▶ [Aim of the task] List each line of the data in which the string "this" appears.

▶ [Source material]

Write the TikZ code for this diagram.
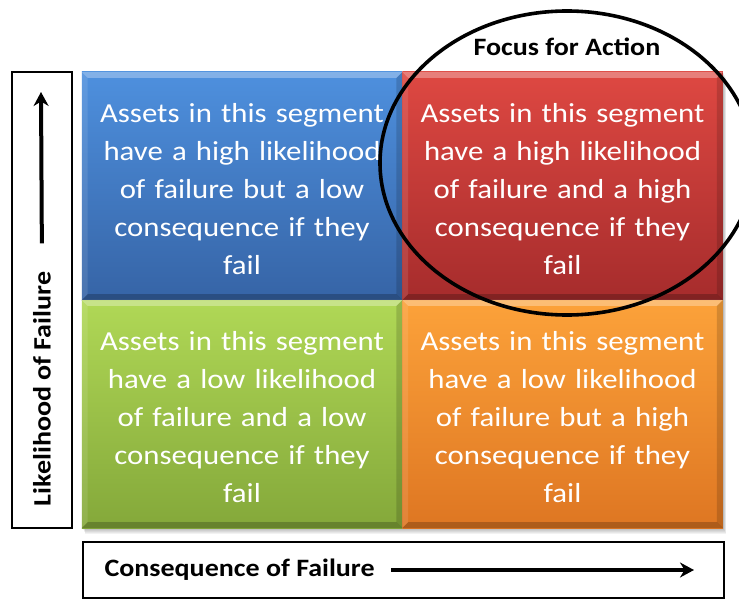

* * *

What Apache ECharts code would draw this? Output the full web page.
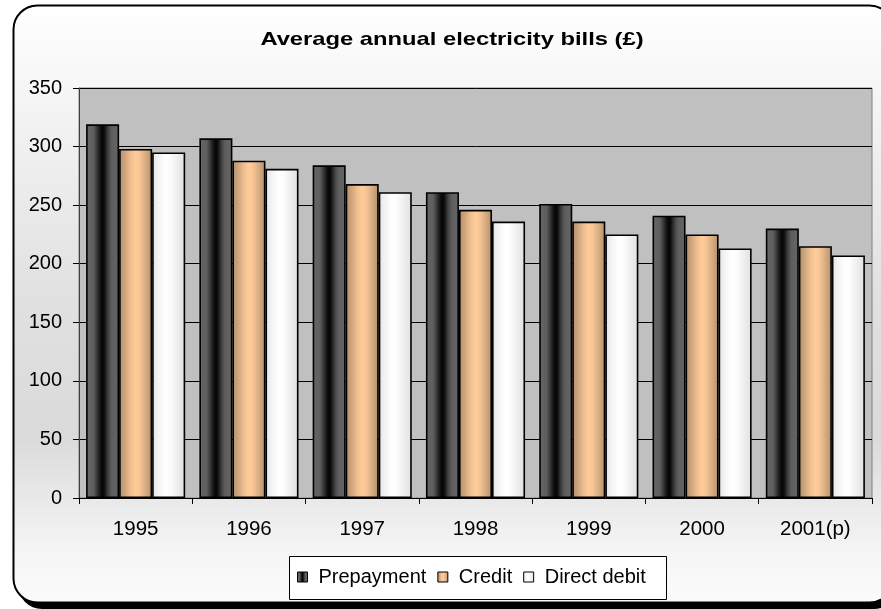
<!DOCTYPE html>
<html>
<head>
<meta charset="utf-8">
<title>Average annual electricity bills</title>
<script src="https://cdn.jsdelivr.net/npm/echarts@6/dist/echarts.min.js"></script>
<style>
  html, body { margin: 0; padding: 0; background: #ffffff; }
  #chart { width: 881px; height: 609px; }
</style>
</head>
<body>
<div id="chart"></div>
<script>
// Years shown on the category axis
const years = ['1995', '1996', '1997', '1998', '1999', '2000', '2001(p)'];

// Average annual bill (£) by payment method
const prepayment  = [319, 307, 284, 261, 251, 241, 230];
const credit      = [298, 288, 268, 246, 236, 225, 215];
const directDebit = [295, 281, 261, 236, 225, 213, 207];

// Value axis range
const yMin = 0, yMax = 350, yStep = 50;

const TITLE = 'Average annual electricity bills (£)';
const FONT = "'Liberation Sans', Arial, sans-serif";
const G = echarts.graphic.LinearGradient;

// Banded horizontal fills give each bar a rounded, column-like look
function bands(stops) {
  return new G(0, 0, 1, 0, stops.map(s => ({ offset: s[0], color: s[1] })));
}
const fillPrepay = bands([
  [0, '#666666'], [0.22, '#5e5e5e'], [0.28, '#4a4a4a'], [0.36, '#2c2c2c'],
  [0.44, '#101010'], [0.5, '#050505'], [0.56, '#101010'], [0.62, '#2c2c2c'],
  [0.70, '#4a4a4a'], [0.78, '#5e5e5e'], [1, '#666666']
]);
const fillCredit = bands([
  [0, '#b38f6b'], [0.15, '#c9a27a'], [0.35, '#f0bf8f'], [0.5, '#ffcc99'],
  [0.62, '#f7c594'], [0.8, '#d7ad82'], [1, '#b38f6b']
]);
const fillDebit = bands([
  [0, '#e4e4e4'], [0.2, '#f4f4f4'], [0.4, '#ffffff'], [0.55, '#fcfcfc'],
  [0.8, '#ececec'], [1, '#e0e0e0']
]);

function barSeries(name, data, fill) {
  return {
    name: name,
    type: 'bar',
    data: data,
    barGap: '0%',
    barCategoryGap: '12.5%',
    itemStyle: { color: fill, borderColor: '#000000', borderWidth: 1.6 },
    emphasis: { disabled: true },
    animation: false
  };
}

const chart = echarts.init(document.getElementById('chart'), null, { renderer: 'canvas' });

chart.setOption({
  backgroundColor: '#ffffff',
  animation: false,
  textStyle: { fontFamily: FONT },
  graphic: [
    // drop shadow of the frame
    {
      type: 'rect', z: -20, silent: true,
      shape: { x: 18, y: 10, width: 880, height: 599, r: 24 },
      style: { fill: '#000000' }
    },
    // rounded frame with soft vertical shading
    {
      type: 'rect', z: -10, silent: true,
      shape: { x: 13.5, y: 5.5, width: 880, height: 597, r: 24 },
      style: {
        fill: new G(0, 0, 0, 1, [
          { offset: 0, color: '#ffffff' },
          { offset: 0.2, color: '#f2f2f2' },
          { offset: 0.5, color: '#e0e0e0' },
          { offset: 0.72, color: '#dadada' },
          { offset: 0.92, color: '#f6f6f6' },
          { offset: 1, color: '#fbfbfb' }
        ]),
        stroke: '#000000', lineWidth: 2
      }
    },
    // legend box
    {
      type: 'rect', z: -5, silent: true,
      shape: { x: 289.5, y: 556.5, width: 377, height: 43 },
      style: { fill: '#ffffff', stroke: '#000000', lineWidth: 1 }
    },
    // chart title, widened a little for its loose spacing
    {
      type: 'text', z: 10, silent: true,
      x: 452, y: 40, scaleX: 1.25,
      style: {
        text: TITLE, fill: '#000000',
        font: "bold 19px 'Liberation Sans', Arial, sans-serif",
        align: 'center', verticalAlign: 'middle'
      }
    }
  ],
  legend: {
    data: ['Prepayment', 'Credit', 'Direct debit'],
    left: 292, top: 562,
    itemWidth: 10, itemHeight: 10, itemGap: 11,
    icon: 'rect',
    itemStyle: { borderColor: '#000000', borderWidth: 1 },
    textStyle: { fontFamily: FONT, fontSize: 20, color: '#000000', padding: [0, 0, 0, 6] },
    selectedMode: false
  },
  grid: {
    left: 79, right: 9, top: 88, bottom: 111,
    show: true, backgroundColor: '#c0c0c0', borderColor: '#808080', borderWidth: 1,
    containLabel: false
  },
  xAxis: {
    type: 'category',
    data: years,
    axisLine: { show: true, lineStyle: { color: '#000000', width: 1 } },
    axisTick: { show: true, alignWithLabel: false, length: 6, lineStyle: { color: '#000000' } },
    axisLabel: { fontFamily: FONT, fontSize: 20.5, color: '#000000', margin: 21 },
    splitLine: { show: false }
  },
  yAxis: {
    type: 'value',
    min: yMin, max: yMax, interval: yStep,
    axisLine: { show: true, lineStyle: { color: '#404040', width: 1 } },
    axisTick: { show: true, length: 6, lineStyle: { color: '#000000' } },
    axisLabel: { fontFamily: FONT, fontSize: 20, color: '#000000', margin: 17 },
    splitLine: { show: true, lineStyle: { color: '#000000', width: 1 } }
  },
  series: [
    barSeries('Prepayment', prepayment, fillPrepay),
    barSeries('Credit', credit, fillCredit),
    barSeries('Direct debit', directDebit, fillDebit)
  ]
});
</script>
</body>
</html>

▶ [Correct response]
Write the TikZ code for this diagram.
What Apache ECharts code would draw this? Output the full web page.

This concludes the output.